ABSTRACT
Introduction
Waldenström’s Macroglobulinemia (WM) is an indolent lymphoma with uniquely distinct and heterogenous clinical and genomic profiles. Clonal lymphoplasmacytic cells secrete monoclonal IgM. More than 90% of patients harbor a mutation in MYD88 gene, leading to the constitutive activation of downstream pathways, involving BTK-mediated signaling. The use of BTK inhibitors has changed the treatment landscape of WM and has paved the way for new approaches to therapy.
Areas covered
WM is an orphan disease and ibrutinib is the only FDA/EMA approved agent. Currently established agent combinations will be reviewed with a focus on emerging therapeutic options. These include second generation inhibitors, agents that target other molecules in the BCR signaling pathway, CXCR4 inhibitors, proteasome inhibitors and anti-CD38 antibodies. The current research goal is to establish a combination that can induce deep and durable responses with minimal associated toxicity. In addition, agents that can overcome ibrutinib resistance or act in a synergistic manner with BTKi are under investigation.
Expert opinion
The optimal therapeutic approach for WM patients is not currently established. The question of whether a combinatory (or synergistic) regimen to overcome resistance and allow for fixed- duration treatment will allow for deep/durable responses is being addressed in ongoing clinical trials.
Article highlights
Waldenström’s macroglobulinemia remains to date an incurable, orphan disease
Given the rarity of WM and its indolent course, which requires long follow-up, robust clinical trial data has been limited and few randomized clinical trials have been conducted to date.
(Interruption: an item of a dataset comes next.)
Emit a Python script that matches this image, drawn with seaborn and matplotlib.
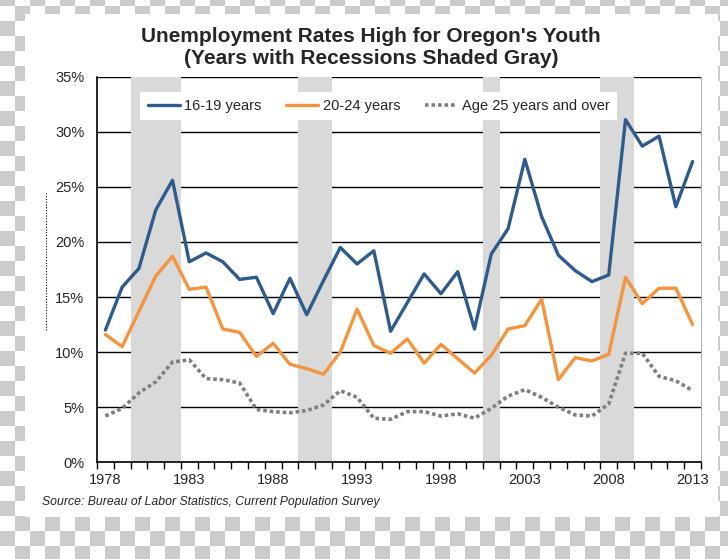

Understanding disease biology and the genomic landscape of the disease are key to the development of new, active and safe agents and predicting response depth and kinetics for each patient.
More than 90% of patients harbor a mutation in MYD88 gene, leading to the constitutive activation of downstream pathways, involving BTK-mediated signaling .
The treatment landscape has been changed with the introduction of BTK inhibitors and ibrutinib (the only EMA/FDA approved drug for the disease), the first-in-class drug has changed paved the way for new treatment approaches.
Emerging drugs for the treatment of the disease include second generation inhibitors, agents that target other molecules in the BCR signaling pathway, CXCR4 inhibitors, proteasome inhibitors and anti-CD38 antibodies.
The current research goal is to develop a non-genotoxic, fixed duration treatment, which can achieve prolonged disease control.
In the future the optimal therapeutic strategy will most likely be adopted to some extent to the mutational status of the patient. At the same time an optimal treatment combination could potentially allow treating the WM patient beyond that.
Declaration of interest
E Kastritis has received honoraria/personal fees from Amgen, Genesis Pharma, Janssen, Takeda and Prothena and research grants from Amgen and Janssen. MAD has received honoraria/personal fees from Amgen, BMS, Celgene, GSK, Janssen, Takeda. The authors have no other relevant affiliations or financial involvement with any organization or entity with a financial interest in or financial conflict with the subject matter or materials discussed in the manuscript apart from those disclosed.
Reviewer disclosures
Peer reviewers on this manuscript have no relevant financial or other relationships to disclose.